The Economic Fallacy of "Closing the Strait"
The biggest bogeyman used to justify inaction is the closure of the Strait of Hormuz. Pundits love to cite the 20% of global oil that passes through that narrow choke point. They argue that any direct conflict would send oil to $200 a barrel and collapse the global economy.
This is a 1970s fear in a 2020s reality.
- The China Factor: China is Iran’s biggest customer. If Tehran closes the Strait, they aren't just hurting the "Great Satan"; they are decapitating the economy of their only major superpower patron. It is a suicide pact, not a strategic move.

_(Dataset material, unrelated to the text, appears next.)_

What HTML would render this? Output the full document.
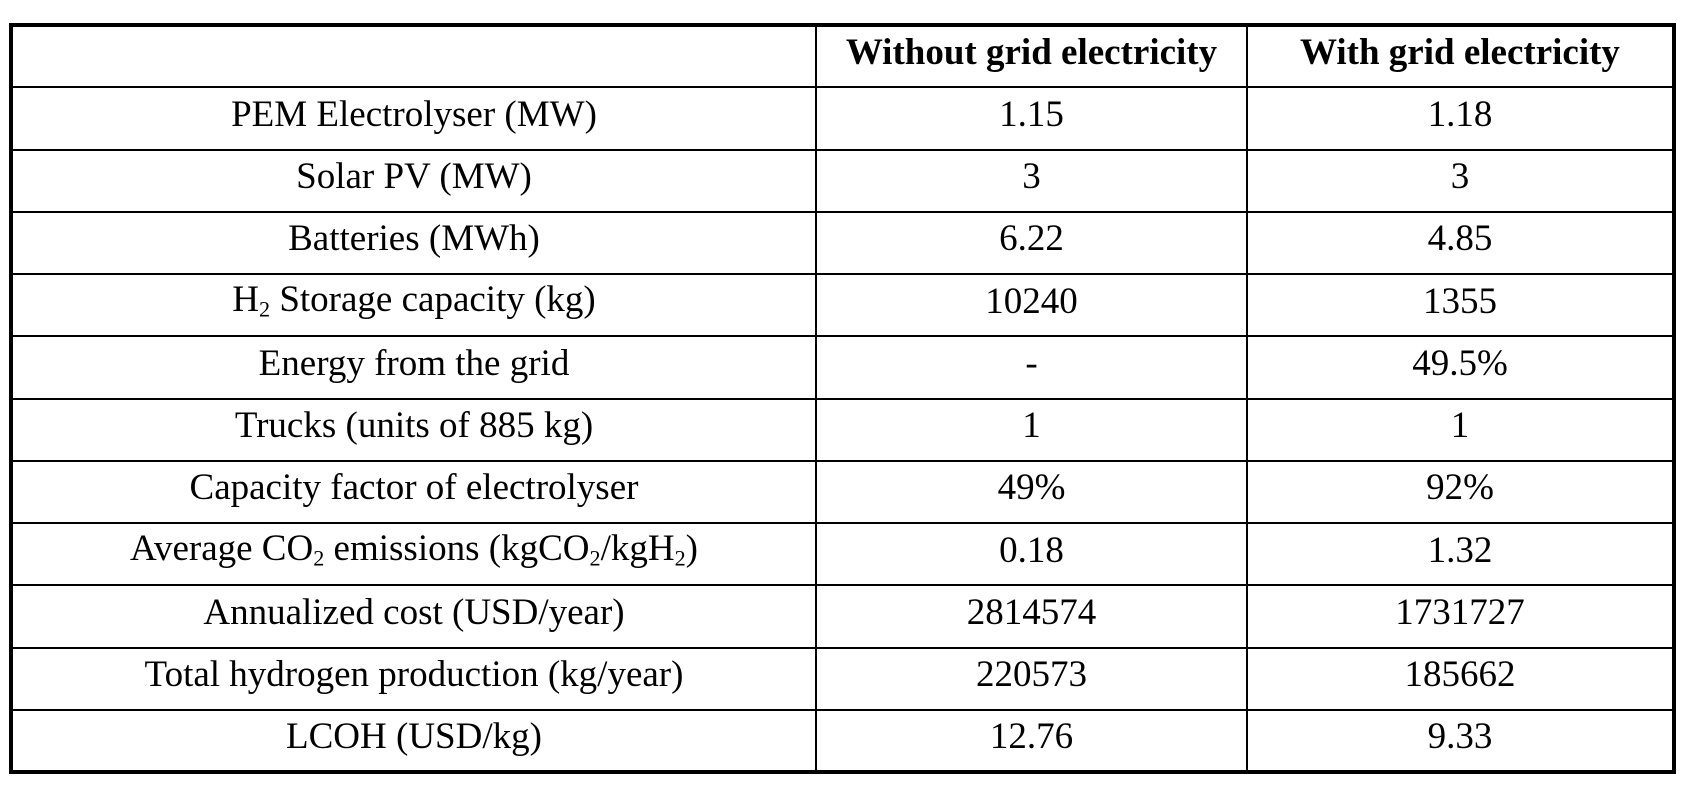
<!DOCTYPE html>
<html><head><meta charset="utf-8"><style>
html,body{margin:0;padding:0;background:#fff;}
body{width:1682px;height:792px;position:relative;overflow:hidden;font-family:"Liberation Serif",serif;color:#000;}
table{position:absolute;left:9px;top:23px;width:1663px;height:751px;border-collapse:collapse;border:4px solid #000;table-layout:fixed;}
td,th{border:2px solid #000;text-align:center;font-size:37px;padding:0 0 8px 0;line-height:1;white-space:nowrap;}
th{font-weight:bold;}
tr{height:62px;}
sub{font-size:60%;vertical-align:-0.25em;}
</style></head><body>
<table>
<colgroup><col style="width:805px"><col style="width:431px"><col style="width:427px"></colgroup>
<tr><th></th><th>Without grid electricity</th><th>With grid electricity</th></tr>
<tr><td>PEM Electrolyser (MW)</td><td>1.15</td><td>1.18</td></tr>
<tr><td>Solar PV (MW)</td><td>3</td><td>3</td></tr>
<tr><td>Batteries (MWh)</td><td>6.22</td><td>4.85</td></tr>
<tr><td>H<sub>2</sub> Storage capacity (kg)</td><td>10240</td><td>1355</td></tr>
<tr><td>Energy from the grid</td><td>-</td><td>49.5%</td></tr>
<tr><td>Trucks (units of 885 kg)</td><td>1</td><td>1</td></tr>
<tr><td>Capacity factor of electrolyser</td><td>49%</td><td>92%</td></tr>
<tr><td>Average CO<sub>2</sub> emissions (kgCO<sub>2</sub>/kgH<sub>2</sub>)</td><td>0.18</td><td>1.32</td></tr>
<tr><td>Annualized cost (USD/year)</td><td>2814574</td><td>1731727</td></tr>
<tr><td>Total hydrogen production (kg/year)</td><td>220573</td><td>185662</td></tr>
<tr><td>LCOH (USD/kg)</td><td>12.76</td><td>9.33</td></tr>
</table>
</body></html>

- Global Spare Capacity: Between US shale production and the strategic reserves of OECD nations, the world is far more resilient to a temporary supply shock than the headlines suggest.
- The Insurance Trap: The market has already priced in the risk. Shipping insurance premiums in the Red Sea have already spiked. We are already paying the "war tax" without getting any of the strategic benefits of winning the war.

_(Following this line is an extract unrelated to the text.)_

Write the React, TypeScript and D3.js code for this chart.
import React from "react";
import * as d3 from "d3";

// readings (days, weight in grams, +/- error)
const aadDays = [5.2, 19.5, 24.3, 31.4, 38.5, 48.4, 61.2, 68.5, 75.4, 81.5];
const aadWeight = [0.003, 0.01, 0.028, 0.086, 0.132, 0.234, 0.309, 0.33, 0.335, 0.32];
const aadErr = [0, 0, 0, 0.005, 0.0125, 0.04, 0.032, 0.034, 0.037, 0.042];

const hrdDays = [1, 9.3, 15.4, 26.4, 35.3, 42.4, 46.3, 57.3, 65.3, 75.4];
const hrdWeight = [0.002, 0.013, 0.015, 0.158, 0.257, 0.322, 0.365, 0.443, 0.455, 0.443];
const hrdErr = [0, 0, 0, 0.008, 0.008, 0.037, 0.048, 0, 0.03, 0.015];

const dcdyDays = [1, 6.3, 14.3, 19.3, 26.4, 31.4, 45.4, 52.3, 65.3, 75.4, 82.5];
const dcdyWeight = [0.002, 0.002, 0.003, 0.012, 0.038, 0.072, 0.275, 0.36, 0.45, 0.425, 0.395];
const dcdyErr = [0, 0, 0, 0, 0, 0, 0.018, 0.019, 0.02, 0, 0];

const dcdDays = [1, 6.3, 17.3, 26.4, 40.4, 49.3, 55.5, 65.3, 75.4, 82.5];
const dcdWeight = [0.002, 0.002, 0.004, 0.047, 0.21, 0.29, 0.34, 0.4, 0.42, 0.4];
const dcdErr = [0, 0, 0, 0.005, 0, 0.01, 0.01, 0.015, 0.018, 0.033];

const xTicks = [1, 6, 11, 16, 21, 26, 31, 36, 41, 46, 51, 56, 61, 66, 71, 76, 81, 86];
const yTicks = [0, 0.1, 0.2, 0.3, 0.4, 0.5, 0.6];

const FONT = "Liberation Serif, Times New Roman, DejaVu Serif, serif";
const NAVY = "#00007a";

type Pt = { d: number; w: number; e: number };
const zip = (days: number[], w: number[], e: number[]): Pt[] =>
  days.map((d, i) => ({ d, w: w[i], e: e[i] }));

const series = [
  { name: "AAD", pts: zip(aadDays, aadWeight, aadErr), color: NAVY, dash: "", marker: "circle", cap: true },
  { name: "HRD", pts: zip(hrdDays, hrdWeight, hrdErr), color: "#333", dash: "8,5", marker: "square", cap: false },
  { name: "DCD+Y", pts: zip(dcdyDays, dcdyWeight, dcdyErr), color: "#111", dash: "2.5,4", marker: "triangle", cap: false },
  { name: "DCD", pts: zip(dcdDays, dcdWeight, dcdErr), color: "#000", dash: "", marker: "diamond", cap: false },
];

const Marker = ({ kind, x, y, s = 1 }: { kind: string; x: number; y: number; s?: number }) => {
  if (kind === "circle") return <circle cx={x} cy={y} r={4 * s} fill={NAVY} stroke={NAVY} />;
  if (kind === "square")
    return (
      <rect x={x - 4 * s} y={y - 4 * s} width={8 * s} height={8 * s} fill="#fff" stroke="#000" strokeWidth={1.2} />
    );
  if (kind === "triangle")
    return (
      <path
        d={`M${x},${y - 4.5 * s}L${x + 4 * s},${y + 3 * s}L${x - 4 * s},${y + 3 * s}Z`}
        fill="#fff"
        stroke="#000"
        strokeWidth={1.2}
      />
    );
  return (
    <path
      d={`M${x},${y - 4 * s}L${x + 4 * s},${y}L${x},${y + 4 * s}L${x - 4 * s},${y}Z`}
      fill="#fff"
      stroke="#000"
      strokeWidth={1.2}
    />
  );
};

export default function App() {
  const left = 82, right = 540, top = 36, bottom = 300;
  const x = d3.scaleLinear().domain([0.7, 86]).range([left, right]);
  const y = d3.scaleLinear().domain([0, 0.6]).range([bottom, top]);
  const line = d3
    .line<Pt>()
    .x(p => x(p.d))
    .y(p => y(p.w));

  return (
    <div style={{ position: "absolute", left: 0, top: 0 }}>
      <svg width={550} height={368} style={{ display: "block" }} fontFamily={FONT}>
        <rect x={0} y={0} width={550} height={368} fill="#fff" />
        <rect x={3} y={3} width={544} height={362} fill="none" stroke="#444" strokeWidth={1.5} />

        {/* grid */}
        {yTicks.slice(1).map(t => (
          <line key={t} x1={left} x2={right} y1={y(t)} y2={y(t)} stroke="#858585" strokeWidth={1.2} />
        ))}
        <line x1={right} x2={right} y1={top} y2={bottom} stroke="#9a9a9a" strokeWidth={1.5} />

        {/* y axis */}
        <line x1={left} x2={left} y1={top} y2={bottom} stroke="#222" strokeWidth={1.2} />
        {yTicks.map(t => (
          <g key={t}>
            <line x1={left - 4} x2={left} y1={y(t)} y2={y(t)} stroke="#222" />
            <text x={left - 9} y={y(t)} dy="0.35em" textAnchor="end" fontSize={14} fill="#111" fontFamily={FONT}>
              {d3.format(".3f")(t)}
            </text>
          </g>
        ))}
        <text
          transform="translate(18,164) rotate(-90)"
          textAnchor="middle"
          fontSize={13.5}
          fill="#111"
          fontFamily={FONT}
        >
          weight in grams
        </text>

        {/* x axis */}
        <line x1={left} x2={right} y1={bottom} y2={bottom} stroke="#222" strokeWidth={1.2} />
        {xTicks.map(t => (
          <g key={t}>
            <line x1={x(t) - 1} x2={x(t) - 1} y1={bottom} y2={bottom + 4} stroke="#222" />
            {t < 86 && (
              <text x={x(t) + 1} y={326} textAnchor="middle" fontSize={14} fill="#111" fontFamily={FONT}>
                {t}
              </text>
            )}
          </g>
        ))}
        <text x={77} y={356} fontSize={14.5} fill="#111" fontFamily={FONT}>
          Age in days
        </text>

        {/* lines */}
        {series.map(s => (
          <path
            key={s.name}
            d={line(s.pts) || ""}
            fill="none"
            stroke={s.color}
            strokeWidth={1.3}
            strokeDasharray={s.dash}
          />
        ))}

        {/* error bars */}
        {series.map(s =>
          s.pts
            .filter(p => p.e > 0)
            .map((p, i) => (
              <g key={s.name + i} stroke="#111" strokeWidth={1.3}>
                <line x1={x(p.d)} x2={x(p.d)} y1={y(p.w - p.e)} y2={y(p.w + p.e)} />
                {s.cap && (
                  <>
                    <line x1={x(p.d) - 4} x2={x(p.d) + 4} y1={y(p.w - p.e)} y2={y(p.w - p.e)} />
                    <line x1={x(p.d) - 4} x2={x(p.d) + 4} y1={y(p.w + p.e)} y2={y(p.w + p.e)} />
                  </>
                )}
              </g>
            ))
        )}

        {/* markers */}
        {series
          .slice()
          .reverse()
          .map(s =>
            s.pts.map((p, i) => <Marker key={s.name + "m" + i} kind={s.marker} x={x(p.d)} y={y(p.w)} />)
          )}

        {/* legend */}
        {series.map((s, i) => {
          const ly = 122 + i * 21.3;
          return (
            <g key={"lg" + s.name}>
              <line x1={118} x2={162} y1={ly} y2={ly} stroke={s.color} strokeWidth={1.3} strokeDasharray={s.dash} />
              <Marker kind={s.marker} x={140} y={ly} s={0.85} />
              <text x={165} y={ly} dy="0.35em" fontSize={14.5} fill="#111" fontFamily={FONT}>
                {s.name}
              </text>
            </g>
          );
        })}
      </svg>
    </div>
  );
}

The Architecture of a Necessary Conflict
If we stop viewing war as an "error" and start viewing it as a "reset," the tactical requirements change. The goal shouldn't be to return to the 2015 JCPOA era. That era was a fantasy where we bought a decade of Iranian nuclear delay by handing them the keys to Baghdad, Damascus, and Beirut.
A decisive conflict would focus on three non-negotiable pillars:
- Total Attrition of Logistics: Not hitting launchers, but hitting the factories. If the drone assembly plants in Isfahan are still standing, the war isn't over.

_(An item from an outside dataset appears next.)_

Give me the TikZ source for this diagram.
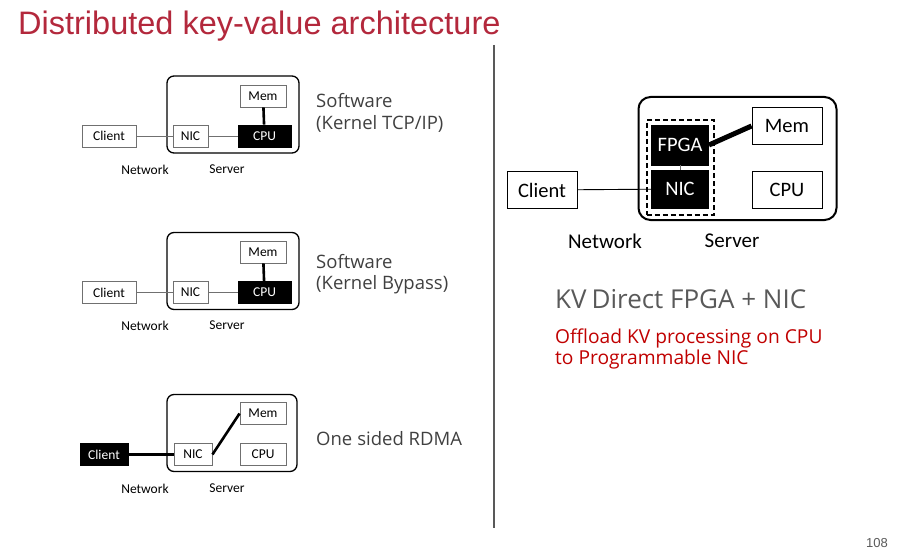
\documentclass[tikz,border=0pt]{standalone}
\usepackage{fontspec}
\setmainfont{Carlito}
\newfontfamily\titlefont{Liberation Sans}
\newfontfamily\segfont{Open Sans}
\definecolor{titlered}{HTML}{B3283C}
\definecolor{offred}{HTML}{C00000}
\definecolor{txtgray}{HTML}{404040}
\definecolor{kvgray}{HTML}{595959}
\definecolor{linegray}{HTML}{707070}
\begin{document}
\begin{tikzpicture}[x=1pt,y=-1pt,
  sbox/.style={draw=linegray,line width=0.9pt,fill=white,inner sep=0pt,minimum height=22pt,font=\fontsize{13.5}{15}\selectfont},
  sblack/.style={sbox,fill=black,draw=black,text=white},
  sserver/.style={draw=black,line width=1.3pt,rounded corners=7pt,inner sep=0pt},
  slabel/.style={font=\fontsize{13.5}{15}\selectfont,inner sep=0pt},
  sidetext/.style={font=\segfont\fontsize{18.5}{21.5}\selectfont,text=txtgray,anchor=base west,inner sep=0pt,align=left},
  thinline/.style={draw=linegray,line width=0.9pt},
  thickline/.style={draw=black,line width=2.6pt},
  bbox/.style={draw=black,line width=0.9pt,fill=white,inner sep=0pt,minimum height=37pt,minimum width=70pt,font=\fontsize{20.5}{24}\selectfont},
  bblack/.style={bbox,fill=black,text=white,minimum width=57pt},
  blabel/.style={font=\fontsize{21}{24}\selectfont,inner sep=0pt}
]
\useasboundingbox (0,0) rectangle (898,551);
% title
\node[anchor=base west,inner sep=0pt,font=\titlefont\fontsize{32.5}{38}\selectfont,text=titlered] (title) at (18,35) {Distributed key-value architecture};
% divider
\draw[draw=kvgray,line width=2pt] (494,45) -- (494,528);

% ---------- diagram 1 ----------
\node[sserver,minimum width=132pt,minimum height=77pt] (server1) at (233,114.5) {};
\node[sbox,minimum width=46pt] (mem1) at (263,96) {Mem};
\node[sblack,minimum width=53pt] (cpu1) at (264.5,136) {CPU};
\node[sbox,minimum width=35pt] (nic1) at (190.5,136) {NIC};
\node[sbox,minimum width=54pt] (client1) at (109,136) {Client};
\draw[thinline] (client1) -- (nic1);
\draw[thinline] (nic1) -- (cpu1);
\draw[thickline] (mem1) -- (cpu1);
\node[slabel] (net1) at (145,169.5) {Network};
\node[slabel] (srv1) at (227,169.5) {Server};
\node[sidetext] (t1) at (316,129.5) {Software\\(Kernel TCP/IP)};

% ---------- diagram 2 ----------
\node[sserver,minimum width=132pt,minimum height=77pt] (server2) at (233,271) {};
\node[sbox,minimum width=46pt] (mem2) at (263,252) {Mem};
\node[sblack,minimum width=53pt] (cpu2) at (264.5,292.5) {CPU};
\node[sbox,minimum width=35pt] (nic2) at (190.5,292.5) {NIC};
\node[sbox,minimum width=54pt] (client2) at (109,292.5) {Client};
\draw[thinline] (client2) -- (nic2);
\draw[thinline] (nic2) -- (cpu2);
\draw[thickline] (mem2) -- (cpu2);
\node[slabel] (net2) at (145,325.5) {Network};
\node[slabel] (srv2) at (227,325.5) {Server};
\node[sidetext] (t2) at (316,289.5) {Software\\(Kernel Bypass)};

% ---------- diagram 3 ----------
\node[sserver,minimum width=130pt,minimum height=77pt] (server3) at (232,433) {};
\node[sbox,minimum width=46pt] (mem3) at (263,413.5) {Mem};
\node[sbox,minimum width=46pt] (cpu3) at (263,454.5) {CPU};
\node[sbox,minimum width=38pt] (nic3) at (193,454.5) {NIC};
\node[sblack,minimum width=48pt] (client3) at (104,454.5) {Client};
\draw[thickline] (client3) -- (nic3);
\draw[thickline] (nic3.east) -- (mem3.west);
\node[slabel] (net3) at (145,488.5) {Network};
\node[slabel] (srv3) at (227,488.5) {Server};
\node[sidetext] (t3) at (316,445) {One\hspace{5pt}sided RDMA};

% ---------- right diagram ----------
\node[draw=black,line width=2pt,rounded corners=12pt,minimum width=198pt,minimum height=123pt,inner sep=0pt] (serverr) at (737.5,158.5) {};
\node[draw=black,line width=2pt,dash pattern=on 5pt off 3pt,minimum width=67pt,minimum height=95pt,inner sep=0pt] (dashbox) at (680,167.5) {};
\node[bblack,minimum height=40pt] (fpga) at (680,145) {FPGA};
\node[bblack,minimum height=38pt] (nicr) at (680,189) {NIC};
\node[bbox] (memr) at (787,126) {Mem};
\node[bbox] (cpur) at (787,190) {CPU};
\node[bbox] (clientr) at (542,190) {Client};
\draw[draw=black,line width=0.9pt] (clientr) -- (nicr);
\draw[draw=linegray,line width=0.9pt] (fpga) -- (nicr);
\draw[draw=black,line width=5pt] (fpga.east) -- (memr.west);
\node[blabel] (netr) at (605,241) {Network};
\node[blabel] (srvr) at (732,241) {Server};

\node[anchor=base west,inner sep=0pt,font=\segfont\fontsize{26}{30}\selectfont,text=kvgray] (kv) at (555,308) {KV\hspace{5pt}Direct FPGA + NIC};
\node[anchor=base west,inner sep=0pt,font=\segfont\fontsize{19.2}{21}\selectfont,text=offred,align=left] (off) at (555,364) {Offload KV processing on CPU\\to Programmable NIC};

\node[anchor=base east,inner sep=0pt,font=\titlefont\fontsize{13}{15}\selectfont,text=kvgray] (pg) at (888,547) {108};
\end{tikzpicture}
\end{document}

- Financial De-platforming: Moving beyond "sanctions" to a total blockade of the Iranian financial system, including secondary sanctions on any entity—Chinese, Indian, or otherwise—that facilitates the sale of Iranian hydrocarbons.
- Decentralized Resistance: For years, the West has feared the "collapse" of the Iranian state, worried about the power vacuum. This is a classic "devil you know" fallacy. A fractured Iran is a localized problem; a unified, expansionist Iran is a global one.
The High Cost of Being "Responsible"
I’ve spent time in rooms where "de-escalation" is the only word allowed on the whiteboard. It feels responsible. It feels adult. But it is fundamentally cowardly. By refusing to confront the source of the instability, we are sentencing the next generation to a perpetual, low-boil conflict that drains resources and kills civilians in drips and drabs.
The "world hurrying to respond" is actually just the world running in circles. We see the same headlines every six months: "Tensions Rise," "Calls for Restraint," "Diplomatic Push."
It’s a loop. And the only way to break a loop is to cut the wire.
The humanitarian cost of a full-scale regional war would be horrific. There is no denying that. But we must weigh that against the cumulative humanitarian cost of another thirty years of the current status quo—millions displaced in Syria, a collapsed state in Lebanon, a starving population in Yemen, and a nuclear-armed theocracy in Tehran.
When you look at it through that lens, the "peace" we are so desperately trying to protect looks a lot like a slow-motion catastrophe.
The markets hate uncertainty, but they love resolution. The current "shadow war" is a permanent drag on global growth because it introduces unquantifiable risks. A hot war, while violent and disruptive, has an endpoint. It allows for a new security architecture to be built from the ashes.
Stop asking how we can avoid the war. Start asking how we can win it so decisively that we don't have to fight it again for a century. Anything less is just sophisticated procrastination.
The era of management is over. The era of resolution has arrived. Move.